7. When dry, start folding or pleating your piece of painted paper longways, as if you're making a fan. If you're crafting with little ones, maybe make the pleats bigger, so they can be more involved with the folding.




8. In order for the pipe cleaner to be wrapped around the centre of your butterfly more easily, you need to cut a triangle from the middle of your fan - making sure you don't cut all the way through! Aim for a small triangle that's at least half the width of your folds. Make sure you cut it on the non-decorated side too.

Cutting through the paper fan can be hard, so best done by an adult.




9. Pipe cleaner time! We made some antennae with a piece of black pipe cleaner and then used a whole yellow one and made a hook shape at one end (the length we wanted our butterfly's body to be).


10. Hook it over the antennae, then hook the whole thing over the centre of your butterfly wings.



11. Start wrapping the rest of the pipe cleaner tightly around the body, and then over and around the wings to secure them. Wrap the remaining part of the pipe cleaner around the head part, so the antennae are secure too.



12. We wrapped a small piece of red pipe cleaner around the top part to keep our butterfly looking as EC as possible, but this is totally up to you. Dot on eyes with a black marker pen.


13. For the cocoon, you need a small plastic bottle that's at least as tall as the length of one of the butterfly wings.


Cut up some newspaper, water down some PVA (craft) glue, soak the paper pieces in the watery glue and cover the bottle in papier mache. Messy but fun! It really doesn't need to be neat.

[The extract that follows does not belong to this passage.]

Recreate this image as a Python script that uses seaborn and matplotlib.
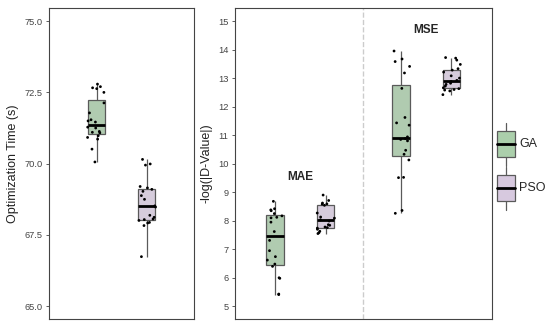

14. Once dry, paint it brown, orange and yellow stripes. Have the colours on one plate and let them mix together a bit, so you get a mix of colours in the stripes, and they meld into each other.











18.4.15

Paper primrose posy

There was a steep, grassy bank near our house when I was little. It was a great thinking spot - sitting up high, looking out over the garden, and in early Spring it was covered in primroses - a soft, delicate blanket of yellow. Anytime I see them now it takes me right back. So, these paper primroses are a nod to my wildflower bank, where I got lost in big, happy dreams.



They’re based on the paper daisy folding technique - though a little different because the petals are sort of heart shaped.

You will need:
yellow and green paper or plain paper to paint
sheet of newspaper
small plastic flower pot or yogurt pot
yellow and orange paint
PVA craft glue
Two small bottles or pots, for circle templates. One a little bigger than the other (for leaves).

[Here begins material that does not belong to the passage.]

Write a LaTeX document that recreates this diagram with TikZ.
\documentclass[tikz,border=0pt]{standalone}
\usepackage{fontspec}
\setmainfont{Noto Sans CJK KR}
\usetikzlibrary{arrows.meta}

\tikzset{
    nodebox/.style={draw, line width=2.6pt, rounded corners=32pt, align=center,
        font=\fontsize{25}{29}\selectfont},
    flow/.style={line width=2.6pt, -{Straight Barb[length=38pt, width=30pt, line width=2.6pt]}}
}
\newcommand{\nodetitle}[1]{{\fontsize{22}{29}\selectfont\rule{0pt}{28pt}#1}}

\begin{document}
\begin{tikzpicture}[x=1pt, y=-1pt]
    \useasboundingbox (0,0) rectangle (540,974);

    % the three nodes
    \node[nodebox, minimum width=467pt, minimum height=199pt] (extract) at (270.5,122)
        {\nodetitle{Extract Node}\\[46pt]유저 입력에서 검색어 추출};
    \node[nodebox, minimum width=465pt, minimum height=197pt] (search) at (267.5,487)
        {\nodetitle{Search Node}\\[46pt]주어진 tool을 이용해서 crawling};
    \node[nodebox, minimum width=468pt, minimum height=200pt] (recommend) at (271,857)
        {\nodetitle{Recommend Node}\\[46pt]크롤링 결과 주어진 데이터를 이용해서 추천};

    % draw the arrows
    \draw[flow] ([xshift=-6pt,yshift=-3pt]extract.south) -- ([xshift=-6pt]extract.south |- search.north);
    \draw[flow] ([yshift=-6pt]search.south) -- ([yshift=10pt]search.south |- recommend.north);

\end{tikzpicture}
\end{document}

If you have a small plastic flower pot, then that’s perfect - we didn’t, so I rubbed some sandpaper over a yogurt pot to take the sheen off, and painted it with multi-surface primer the night before. 

Make up some terracotta coloured paint using ready-mixed poster or acrylic paints. 

Mix red and yellow together and add just a little blue - then a good amount of white until you’re happy with the colour. I find adding white helps cover shiny, awkward surfaces like this - it works a treat on the outside of cereal box card too.





While the paint is drying, draw round the smaller circle template (we used a spice jar) for your primrose, and cut it out.

Fold the circle in half, then half again.


Draw a straight line up from the tip to the top, and make a mark halfway along the line.
Draw another line passing through this point from side to side, making a cross.





Then draw the rounded top part of a petal, from the point where the lines cross, curved up to the top and back down to the end of the line on both sides (like the top of a heart).  Keep them even.

Carefully cut round the petal tips with small scissors and when you’re happy, open up your primrose.

To make the flower centre, put a small dab of orange in the middle, and two short, thick strokes of yellow, touching the orange, under it.
Fold the flower in half, gently pressing the sides together.

Open, then put two tiny dabs of orange below the yellow and fold and press again. They’ll all have their own look which is perfect.



To make the leaves, draw round your larger circle template and cut it out.

Fold this in half, then half again.

About a cm up from the tip, draw a line straight across and mark a halfway point.

Draw a curved half leaf shape from this point to a top corner and repeat on the other side, so both look alike.

Cut carefully around the leaf tops and open up.





Put a dab of glue on the back of a flower and stick it onto a leaf. Make about 10 or 12.


Scrunch up the sheet of newspaper and stick it into the flower or yogurt pot, making sure a decent amount of it sits proud in a good mound shape.


Glue on your primroses






and overlap them, as that’s the way they like to be - bunched up close together.